Para exemplificar melhor tudo isso, vamos relembrar o recente caso envolvendo as amigas Gabi Lopes e Isa Santoni. Ambas fizeram trancinhas no cabelo durante uma viagem para a Tailândia. Ok, elas sentiram vontade e, anualmente, milhares de formandos trançam o cabelo em Porto Seguro, na Bahia, e ninguém fala nada. Entretanto, precisamos destacar que (1) a Gabi cometeu uma contradição ao dizer que estudou muito sobre apropriação antes de postar a foto, mas escreveu na legenda que cresceu com essa cultura na família – sendo que ela é branca – e (2) os penteados nas atrizes se transformaram apenas em tendência – basta ler os comentários de outras meninas brancas dizendo que querem ~copiar o look~.

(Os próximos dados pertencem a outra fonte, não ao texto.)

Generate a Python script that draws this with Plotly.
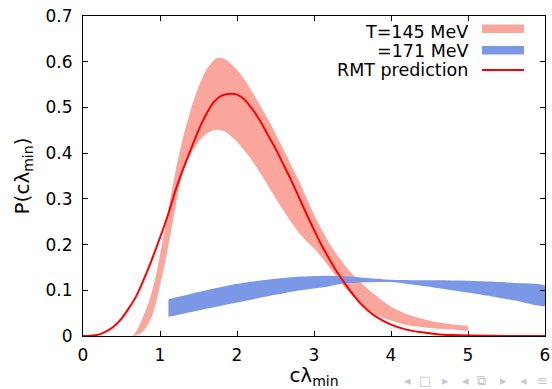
import plotly.graph_objects as go

# ---- data ----
# RMT prediction curve
rmt_x = [0.0, 0.1, 0.2, 0.3, 0.4, 0.5, 0.6, 0.7, 0.8, 0.9, 1.0, 1.1, 1.2, 1.3, 1.4, 1.5,
         1.6, 1.7, 1.8, 1.93, 2.0, 2.1, 2.2, 2.3, 2.4, 2.5, 2.6, 2.7, 2.8, 2.9, 3.0, 3.1,
         3.2, 3.3, 3.4, 3.5, 3.6, 3.7, 3.8, 4.0, 4.2, 4.4, 4.6, 4.8, 5.0, 5.5, 6.0]
rmt_y = [0.0, 0.0005, 0.003, 0.01, 0.021, 0.038, 0.062, 0.09, 0.128, 0.17, 0.215, 0.263,
         0.318, 0.365, 0.408, 0.45, 0.485, 0.512, 0.526, 0.530, 0.528, 0.517, 0.496, 0.471,
         0.44, 0.41, 0.376, 0.342, 0.305, 0.268, 0.232, 0.198, 0.168, 0.14, 0.115, 0.092,
         0.072, 0.056, 0.043, 0.025, 0.014, 0.008, 0.004, 0.002, 0.001, 0.0002, 0.0]

# T = 145 MeV band
t145_x = [0.65, 0.70, 0.75, 0.80, 0.85, 0.90, 0.95, 1.00, 1.05, 1.10, 1.15, 1.20, 1.25,
          1.30, 1.40, 1.50, 1.60, 1.70, 1.76, 1.85, 2.00, 2.10, 2.20, 2.30, 2.40, 2.50,
          2.60, 2.70, 2.80, 2.90, 3.00, 3.10, 3.20, 3.30, 3.40, 3.50, 3.60, 3.70, 3.80,
          3.90, 4.00, 4.20, 4.40, 4.60, 4.80, 5.00]
t145_hi = [0.0, 0.012, 0.03, 0.05, 0.072, 0.10, 0.135, 0.178, 0.222, 0.268, 0.315, 0.36,
           0.398, 0.435, 0.495, 0.545, 0.582, 0.603, 0.609, 0.605, 0.583, 0.56, 0.533, 0.505,
           0.475, 0.443, 0.409, 0.375, 0.341, 0.303, 0.266, 0.233, 0.203, 0.177, 0.155,
           0.135, 0.118, 0.103, 0.089, 0.076, 0.064, 0.048, 0.038, 0.030, 0.025, 0.021]
t145_lo = [0.0, 0.002, 0.006, 0.014, 0.027, 0.045, 0.074, 0.11, 0.148, 0.19, 0.235, 0.282,
           0.328, 0.362, 0.398, 0.425, 0.442, 0.45, 0.451, 0.447, 0.425, 0.405, 0.383,
           0.357, 0.33, 0.302, 0.275, 0.25, 0.227, 0.208, 0.192, 0.172, 0.150, 0.127,
           0.106, 0.088, 0.072, 0.058, 0.047, 0.040, 0.034, 0.024, 0.019, 0.016, 0.014, 0.012]

# T = 171 MeV band
t171_x = [1.11, 1.5, 1.87, 2.2, 2.5, 2.82, 3.17, 3.34, 3.6, 4.0, 4.3, 4.64, 5.0, 5.29, 5.6, 6.0]
t171_hi = [0.080, 0.096, 0.110, 0.119, 0.125, 0.130, 0.132, 0.131, 0.128, 0.123, 0.122,
           0.122, 0.121, 0.119, 0.116, 0.110]
t171_lo = [0.042, 0.056, 0.069, 0.080, 0.090, 0.100, 0.108, 0.114, 0.117, 0.118, 0.112,
           0.104, 0.095, 0.087, 0.078, 0.066]

x_ticks = [0, 1, 2, 3, 4, 5, 6]
y_ticks = [0, 0.1, 0.2, 0.3, 0.4, 0.5, 0.6, 0.7]
y_tick_text = ["0", "0.1", "0.2", "0.3", "0.4", "0.5", "0.6", "0.7"]

legend_labels = ["T=145 MeV", "=171 MeV", "RMT prediction"]
nav_symbols = ["◂", "□", "▸", "◂", "⧉", "▸", "◂", "≡"]
nav_px = [407, 425, 445, 465, 481, 503, 523, 542]

PINK = "rgb(250,166,156)"
BLUE = "rgb(122,152,230)"
RED = "rgb(255,0,0)"
FONT = "DejaVu Sans"

fig = go.Figure()
fig.add_trace(go.Scatter(x=t145_x + t145_x[::-1], y=t145_hi + t145_lo[::-1],
                         fill="toself", fillcolor=PINK, line=dict(width=0, shape="spline", smoothing=0.6),
                         mode="lines", name=legend_labels[0], hoverinfo="skip"))
fig.add_trace(go.Scatter(x=t171_x + t171_x[::-1], y=t171_hi + t171_lo[::-1],
                         fill="toself", fillcolor=BLUE, line=dict(width=0, shape="spline", smoothing=0.5),
                         mode="lines", name=legend_labels[1], hoverinfo="skip"))
fig.add_trace(go.Scatter(x=rmt_x, y=rmt_y, mode="lines",
                         line=dict(color=RED, width=2, shape="spline", smoothing=0.8),
                         name=legend_labels[2]))

axis_common = dict(showline=True, linecolor="black", linewidth=1, mirror="allticks",
                   ticks="inside", ticklen=5, tickcolor="black", tickwidth=1,
                   showgrid=False, zeroline=False, automargin=False,
                   tickfont=dict(family=FONT, size=17, color="black"))

fig.update_xaxes(range=[0, 6], tickvals=x_ticks, ticktext=[str(v) for v in x_ticks],
                 ticklabelstandoff=4,
                 title=dict(text="cλ<sub>min</sub>", font=dict(family=FONT, size=20, color="black"),
                            standoff=6),
                 **axis_common)
fig.update_yaxes(range=[0, 0.7], tickvals=y_ticks, ticktext=y_tick_text,
                 ticklabelstandoff=6,
                 title=dict(text="P(cλ<sub>min</sub>)", font=dict(family=FONT, size=20, color="black"),
                            standoff=10),
                 **axis_common)

# gnuplot-style legend: text right-aligned, key sample to the right
rows_y = [0.95, 0.8906, 0.831]
for lbl, yy in zip(legend_labels, rows_y):
    fig.add_annotation(x=0.8377, y=yy, xref="paper", yref="paper", text=lbl,
                       showarrow=False, xanchor="right", yanchor="middle",
                       font=dict(family=FONT, size=17.5, color="black"))
fig.add_shape(type="rect", xref="paper", yref="paper", x0=0.8636, x1=0.9545, y0=0.9469, y1=0.9734,
              fillcolor=PINK, line=dict(width=0))
fig.add_shape(type="rect", xref="paper", yref="paper", x0=0.8636, x1=0.9545, y0=0.8797, y1=0.906,
              fillcolor=BLUE, line=dict(width=0))
fig.add_shape(type="line", xref="paper", yref="paper", x0=0.8636, x1=0.9545, y0=0.831, y1=0.831,
              line=dict(color=RED, width=2))

# beamer navigation symbols
for sym, px in zip(nav_symbols, nav_px):
    fig.add_annotation(x=(px - 83) / 462, y=-0.1406, xref="paper", yref="paper",
                       text=sym, showarrow=False, xanchor="center", yanchor="middle",
                       font=dict(family=FONT, size=13, color="rgb(200,200,205)"))

fig.update_layout(width=552, height=389, margin=dict(l=83, r=7, t=16, b=53),
                  paper_bgcolor="white", plot_bgcolor="white", showlegend=False)

fig.write_html("out.html")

Quando uma negra alisa e clareia os fios, ela não está se apropriando de uma cultura – até porque isso tem a ver com genética (há negras lisas e brancas crespas) -, mas tentando, muitas vezes, se inserir na sociedade, que passa uma falsa ideia de que abraça todo mundo do jeitinho que é. “O modelo padrão é o eurocêntrico e, se você vai contra ele, reafirmando sua negritude, acaba se tornando inapropriada. É uma questão de julgamento de valores”, esclarece Carolynne Matos, de 22 anos, e Jessyka Faustino complementa: “É sobre continuarmos presas nesse padrão que só nos aceita quando nos apagamos, enquanto meninas brancas desfilam nossos símbolos sob aplausos ou até como fantasias exageradas e ridículas, como nos casos de black face ou durante o Carnaval”. Não é homenagem, não é luta.
Para deixar a discussão ainda mais rica, o vídeo abaixo da Nátaly Neri, do canal Afros e Afins, exemplifica direitinho o que estamos tentando explicar. Não é por uma roupa, um penteado ou um acessório. É pelo silenciamento. É sobre a mídia colocar turbantes em atrizes brancas e estampá-las em capas de revista para falar sobre moda afro. É sobre negras com dreads serem chamadas de suja e loiras com dreads serem chamadas de estilosas. É sobre representação e representatividade. É sobre você poder ser branca e trançar o seu cabelo todinho, mas nunca dizer que cresceu com essa cultura, que sabe o que é sentir o racismo na pele e que transmite com seu penteado o mesmo recado que uma negra transmite com seu black power. “O movimento negro não vai sair arrancando turbante de ninguém nem cortando trança. A gente tem pautas muito mais urgentes“, finaliza Jessyka.